Сережик (Даниелян) - страница 110

Завсегдатаями театра были я, Норик, у которого голова была очень большой и свисала набок, и одна психически недоразвитая девушка. Она весила килограммов двести и, по-моему, не умела говорить. Мы не общались, но всегда встречались на спектаклях. Нас знал весь персонал и пускал даже в правительственные ложи, если там никого не было. Маро говорила, что рыбак рыбака видит издалека. И что только больные дети ходят в театр.

Ессентуки

Как-то я пришел из школы и слег с высокой температурой. Мама мучилась со мной дней десять. Вроде не грипп.

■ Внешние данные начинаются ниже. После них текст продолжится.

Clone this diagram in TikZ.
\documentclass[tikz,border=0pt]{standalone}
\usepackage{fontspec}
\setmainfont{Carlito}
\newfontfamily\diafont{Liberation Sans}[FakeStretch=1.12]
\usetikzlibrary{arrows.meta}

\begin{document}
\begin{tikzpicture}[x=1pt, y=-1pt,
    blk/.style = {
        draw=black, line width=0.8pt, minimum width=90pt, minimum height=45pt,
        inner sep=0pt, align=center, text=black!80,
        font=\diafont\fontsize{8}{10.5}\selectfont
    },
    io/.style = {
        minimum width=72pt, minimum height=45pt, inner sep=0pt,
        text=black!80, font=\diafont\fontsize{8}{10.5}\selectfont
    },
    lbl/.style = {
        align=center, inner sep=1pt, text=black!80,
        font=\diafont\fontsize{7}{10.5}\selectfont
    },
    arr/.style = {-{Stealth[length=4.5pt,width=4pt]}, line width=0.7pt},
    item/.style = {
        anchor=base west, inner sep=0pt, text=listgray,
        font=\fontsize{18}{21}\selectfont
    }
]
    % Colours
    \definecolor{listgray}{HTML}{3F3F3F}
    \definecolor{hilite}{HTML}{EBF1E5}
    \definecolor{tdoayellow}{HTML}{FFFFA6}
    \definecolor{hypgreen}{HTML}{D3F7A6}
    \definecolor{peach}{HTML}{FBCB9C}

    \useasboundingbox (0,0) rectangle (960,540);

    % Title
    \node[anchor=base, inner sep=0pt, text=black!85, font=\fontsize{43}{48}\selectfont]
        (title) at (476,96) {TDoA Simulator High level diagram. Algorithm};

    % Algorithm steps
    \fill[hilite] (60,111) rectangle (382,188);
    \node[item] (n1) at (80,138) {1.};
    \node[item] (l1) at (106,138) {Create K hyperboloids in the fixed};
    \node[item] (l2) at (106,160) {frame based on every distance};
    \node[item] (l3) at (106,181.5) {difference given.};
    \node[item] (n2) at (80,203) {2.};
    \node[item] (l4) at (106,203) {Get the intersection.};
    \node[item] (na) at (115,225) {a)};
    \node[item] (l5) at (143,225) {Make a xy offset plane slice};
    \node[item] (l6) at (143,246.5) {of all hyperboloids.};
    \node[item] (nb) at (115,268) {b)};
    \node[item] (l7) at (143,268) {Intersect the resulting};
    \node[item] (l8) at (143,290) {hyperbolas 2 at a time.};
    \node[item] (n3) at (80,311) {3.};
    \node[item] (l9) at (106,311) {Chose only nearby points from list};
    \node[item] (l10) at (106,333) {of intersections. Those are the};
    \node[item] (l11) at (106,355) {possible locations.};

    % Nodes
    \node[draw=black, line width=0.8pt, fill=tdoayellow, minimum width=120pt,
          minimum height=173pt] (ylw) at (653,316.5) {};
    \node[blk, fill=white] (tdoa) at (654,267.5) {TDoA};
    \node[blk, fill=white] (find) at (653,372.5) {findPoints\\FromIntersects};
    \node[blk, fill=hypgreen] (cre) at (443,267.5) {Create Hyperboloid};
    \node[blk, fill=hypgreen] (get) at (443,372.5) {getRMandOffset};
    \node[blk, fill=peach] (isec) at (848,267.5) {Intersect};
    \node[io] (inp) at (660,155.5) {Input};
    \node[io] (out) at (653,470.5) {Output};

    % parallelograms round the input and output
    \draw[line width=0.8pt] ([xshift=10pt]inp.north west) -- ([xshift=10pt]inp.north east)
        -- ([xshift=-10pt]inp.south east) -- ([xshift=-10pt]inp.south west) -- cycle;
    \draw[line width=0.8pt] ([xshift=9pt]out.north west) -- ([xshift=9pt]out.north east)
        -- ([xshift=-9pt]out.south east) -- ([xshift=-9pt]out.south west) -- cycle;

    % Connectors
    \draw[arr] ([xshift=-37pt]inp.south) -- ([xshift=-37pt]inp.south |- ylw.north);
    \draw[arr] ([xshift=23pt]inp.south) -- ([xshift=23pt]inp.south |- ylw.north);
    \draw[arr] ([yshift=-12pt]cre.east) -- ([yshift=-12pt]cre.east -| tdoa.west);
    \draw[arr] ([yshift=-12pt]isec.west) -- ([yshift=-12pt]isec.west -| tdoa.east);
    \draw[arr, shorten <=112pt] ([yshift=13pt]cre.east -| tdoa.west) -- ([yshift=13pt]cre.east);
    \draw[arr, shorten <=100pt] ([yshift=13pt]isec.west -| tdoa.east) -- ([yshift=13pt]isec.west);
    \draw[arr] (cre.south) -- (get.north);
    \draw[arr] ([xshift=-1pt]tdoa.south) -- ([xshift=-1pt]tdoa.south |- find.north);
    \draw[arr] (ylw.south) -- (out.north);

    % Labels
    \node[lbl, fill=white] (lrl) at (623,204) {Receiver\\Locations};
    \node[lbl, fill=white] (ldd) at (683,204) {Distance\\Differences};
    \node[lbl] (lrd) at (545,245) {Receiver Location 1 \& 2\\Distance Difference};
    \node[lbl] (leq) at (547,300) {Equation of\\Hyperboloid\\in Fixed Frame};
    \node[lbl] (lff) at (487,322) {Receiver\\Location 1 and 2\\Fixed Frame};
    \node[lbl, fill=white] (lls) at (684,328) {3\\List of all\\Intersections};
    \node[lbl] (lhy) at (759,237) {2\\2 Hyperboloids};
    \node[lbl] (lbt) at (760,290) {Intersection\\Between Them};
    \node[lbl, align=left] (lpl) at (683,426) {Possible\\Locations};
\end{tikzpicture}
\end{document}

Не ветрянка, не корь, не свинка – я уже всем на свете, чем болеют дети, переболел. Потом я пожелтел, и опытные врачи сообразили, что у меня желтуха. Поскольку до этого никто ничего не понимал и лечение затянулось, меня – очень плохим – положили в инфекционную больницу. Мне было лет двенадцать, может чуть больше. В больнице было тесно: была эпидемия желтухи, и в палате на двадцати квадратных метрах лежало человек десять. Воняло едой, носками и лекарствами. Нам делали систему, уколы, меня тошнило.

У меня там появились друзья поневоле. Ко мне ходила мама, приносила еду, как и все мамы. Так называемые друзья меня дразнили, потому что моя мама говорила по-русски, а их мамы – плебейки, по мнению моей мамы, – говорили по-армянски. Меня это раздражало, но я к такому привык. Или скорее не обращал внимания. У меня в больнице были другие интересы.

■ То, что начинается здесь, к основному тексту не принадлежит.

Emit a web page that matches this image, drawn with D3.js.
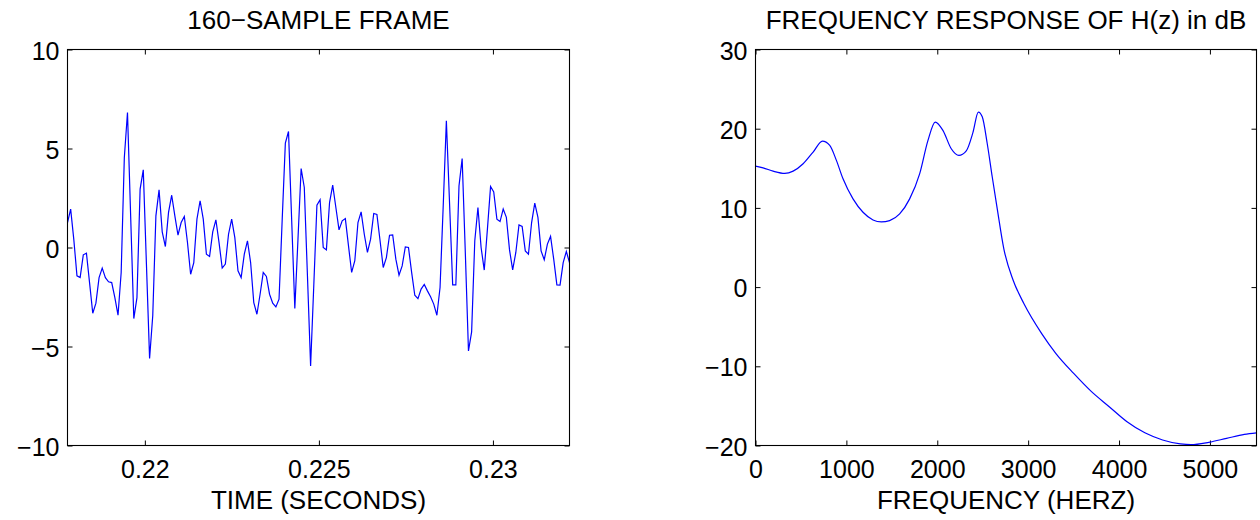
<!DOCTYPE html>
<html>
<head>
<meta charset="utf-8">
<script src="https://cdn.jsdelivr.net/npm/d3@7"></script>
<style>
  html, body { margin: 0; padding: 0; background: #fff; }
  svg { display: block; }
  text { font-family: "Liberation Sans", Arial, Helvetica, sans-serif; fill: #000; }
</style>
</head>
<body>
<svg id="chart" width="1260" height="520"></svg>
<script>
// ---- speech frame: 160 samples at 11025 Hz, starting at sample 2401 ----
const sampleRate = 11025;
const frameStart = 2401;
const frameSamples = [
  1.26, 1.94, 0.40, -1.43, -1.52, -0.37, -0.29, -1.80, -3.32, -2.81,
  -1.52, -1.04, -1.52, -1.73, -1.77, -2.53, -3.42, -1.26, 4.55, 6.82,
  1.60, -3.59, -2.53, 2.95, 3.92, -0.84, -5.60, -3.45, 1.60, 2.91,
  0.79, 0.05, 1.77, 2.64, 1.60, 0.62, 1.26, 1.57, 0.25, -1.35,
  -0.76, 1.43, 2.36, 1.43, -0.34, -0.45, 0.79, 1.40, 0.25, -1.04,
  -0.84, 0.67, 1.43, 0.50, -1.18, -1.52, -0.34, 0.34, -0.76, -2.78,
  -3.37, -2.36, -1.26, -1.46, -2.36, -2.81, -3.00, -2.61, 1.40, 5.27,
  5.86, 1.40, -3.08, 0.42, 3.99, 3.03, -1.43, -5.98, -1.94, 2.14,
  2.41, 0.00, -0.12, 2.27, 3.15, 2.02, 0.89, 1.35, 1.46, 0.08,
  -1.26, -0.67, 1.26, 1.80, 0.67, -0.25, 0.42, 1.72, 1.67, 0.34,
  -1.01, -0.51, 0.62, 0.64, -0.59, -1.40, -0.93, 0.03, 0.00, -1.26,
  -2.41, -2.58, -2.10, -1.87, -2.19, -2.49, -2.86, -3.42, -2.02, 2.10,
  6.40, 2.27, -1.89, -1.89, 3.11, 4.49, -0.25, -5.22, -4.26, 0.34,
  2.02, 0.00, -1.14, 0.93, 3.08, 2.81, 1.43, 1.31, 1.94, 1.52,
  -0.12, -1.13, -0.25, 1.14, 1.06, -0.17, -0.34, 1.26, 2.24, 1.52,
  -0.17, -0.62, 0.17, 0.56, -0.59, -1.89, -1.90, -0.76, -0.20, -0.76
];
const timeTicks = [0.22, 0.225, 0.23];
const ampTicks = [-10, -5, 0, 5, 10];

// ---- LPC model spectrum |H(f)| in dB ----
const respFreq = [
  0, 84, 194, 322, 414, 524, 634, 736, 817, 890,
  963, 1073, 1183, 1293, 1385, 1476, 1586, 1696, 1806, 1897,
  1978, 2062, 2154, 2238, 2319, 2392, 2452, 2495, 2550, 2605,
  2660, 2733, 2836, 2954, 3149, 3306, 3501, 3697, 3892, 4088,
  4284, 4479, 4675, 4792, 4988, 5183, 5379, 5512.5
];
const respDb = [
  15.27, 15.06, 14.64, 14.35, 14.64, 15.57, 17.05, 18.44, 17.90, 16.00,
  13.67, 11.14, 9.45, 8.48, 8.23, 8.40, 9.24, 11.14, 14.30, 18.50,
  20.84, 19.79, 17.47, 16.62, 17.20, 19.50, 22.10, 21.50, 18.10, 13.90,
  9.87, 4.80, 0.84, -2.10, -5.87, -8.39, -10.90, -13.20, -15.10, -17.00,
  -18.40, -19.30, -19.80, -19.90, -19.60, -19.10, -18.60, -18.40
];
const freqTicks = [0, 1000, 2000, 3000, 4000, 5000];
const dbTicks = [-20, -10, 0, 10, 20, 30];

const svg = d3.select("#chart");
svg.append("rect").attr("width", 1260).attr("height", 520).attr("fill", "#fff");

const plotTop = 49.5, plotBottom = 445.5;
const tickFont = 25, titleFont = 26;
const num = d3.format("");

function panel(opts) {
  const { x, y, xTicks, yTicks, xFmt, title, xLabel } = opts;
  const g = svg.append("g");
  const [x0, x1] = x.range();

  // ticks pointing inward on all four sides
  const gb = g.append("g").attr("transform", `translate(0,${plotBottom})`)
    .call(d3.axisBottom(x).tickValues(xTicks).tickSize(-5).tickPadding(15).tickFormat(xFmt));
  const gt = g.append("g").attr("transform", `translate(0,${plotTop})`)
    .call(d3.axisTop(x).tickValues(xTicks).tickSize(-5).tickFormat(""));
  const gl = g.append("g").attr("transform", `translate(${x0},0)`)
    .call(d3.axisLeft(y).tickValues(yTicks).tickSize(-5).tickPadding(8).tickFormat(d3.format("d")));
  const gr = g.append("g").attr("transform", `translate(${x1},0)`)
    .call(d3.axisRight(y).tickValues(yTicks).tickSize(-5).tickFormat(""));

  [gb, gt, gl, gr].forEach(a => {
    a.attr("font-family", null).attr("font-size", null);
    a.select(".domain").remove();
    a.selectAll(".tick line").attr("stroke", "#000").attr("stroke-width", 1);
    a.selectAll(".tick text").attr("font-size", tickFont);
  });
  gl.selectAll(".tick text").attr("dy", "0.38em");

  // plot box
  g.append("rect")
    .attr("x", x0).attr("y", plotTop)
    .attr("width", x1 - x0).attr("height", plotBottom - plotTop)
    .attr("fill", "none").attr("stroke", "#000").attr("stroke-width", 1.1);

  g.append("text")
    .attr("x", (x0 + x1) / 2).attr("y", 28.5)
    .attr("text-anchor", "middle").attr("font-size", titleFont)
    .text(title);
  g.append("text")
    .attr("x", (x0 + x1) / 2).attr("y", 509)
    .attr("text-anchor", "middle").attr("font-size", titleFont)
    .text(xLabel);
  return g;
}

// ---- left: time-domain frame ----
const times = frameSamples.map((_, i) => (frameStart + i) / sampleRate);
const xT = d3.scaleLinear().domain([times[0], times[times.length - 1]]).range([67.5, 569.5]);
const yA = d3.scaleLinear().domain([-10, 10]).range([plotBottom, plotTop]);

const left = panel({
  x: xT, y: yA, xTicks: timeTicks, yTicks: ampTicks, xFmt: d => num(d),
  title: "160\u2212SAMPLE FRAME", xLabel: "TIME (SECONDS)"
});
left.insert("path", "rect")
  .datum(frameSamples)
  .attr("fill", "none").attr("stroke", "#0000ff").attr("stroke-width", 1.2)
  .attr("d", d3.line().x((d, i) => xT(times[i])).y(d => yA(d)));

// ---- right: frequency response ----
const xF = d3.scaleLinear().domain([0, sampleRate / 2]).range([755.5, 1256.5]);
const yD = d3.scaleLinear().domain([-20, 30]).range([plotBottom, plotTop]);

const right = panel({
  x: xF, y: yD, xTicks: freqTicks, yTicks: dbTicks, xFmt: d3.format("d"),
  title: "FREQUENCY RESPONSE OF H(z) in dB", xLabel: "FREQUENCY (HERZ)"
});
right.insert("path", "rect")
  .datum(respDb)
  .attr("fill", "none").attr("stroke", "#0000ff").attr("stroke-width", 1.2)
  .attr("d", d3.line().curve(d3.curveMonotoneX).x((d, i) => xF(respFreq[i])).y(d => yD(d)));
</script>
</body>
</html>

В соседней палате лежала такая же желтая девица с желтыми огромными глазами, а радужки – голубые. Она была умопомрачительно оригинальна. Во-первых, она была из Прибалтики, не то из Литвы, не то из Латвии. Для эстонки она была высокая, ростом примерно метр семьдесят пять, и тогда это было на полметра больше, чем у меня. Еще у нее были длинные блондинистые волосы, прямые как солома. Она их обвязывала красной тесьмой и была похожа на апачей. Ее оленьи томные глаза светились теплотой и непониманием, куда она попала. Армянского она не знала, а по-русски говорила плохо. Но это ей придавало шарма. Я влюбился по уши в ее корявую речь, в ее мягкую походку и белую кожу. Но ей было под тридцать. Естественно, мы так и не познакомились, и она не знала, что я страдаю по ночам и ревную к ее бородатому мужу-армянину. Он ее каждый день звал со двора: «Линда! Линда!»

Так и хотелось запустить в него ведром.

Она подходила к окну. Если это происходило в коридоре, я мог разглядывать ее сзади. И через желтый нелепый халат представлять себе все, что можно было представить.

Но это была безысходная влюбленность. Или любовь, не знаю.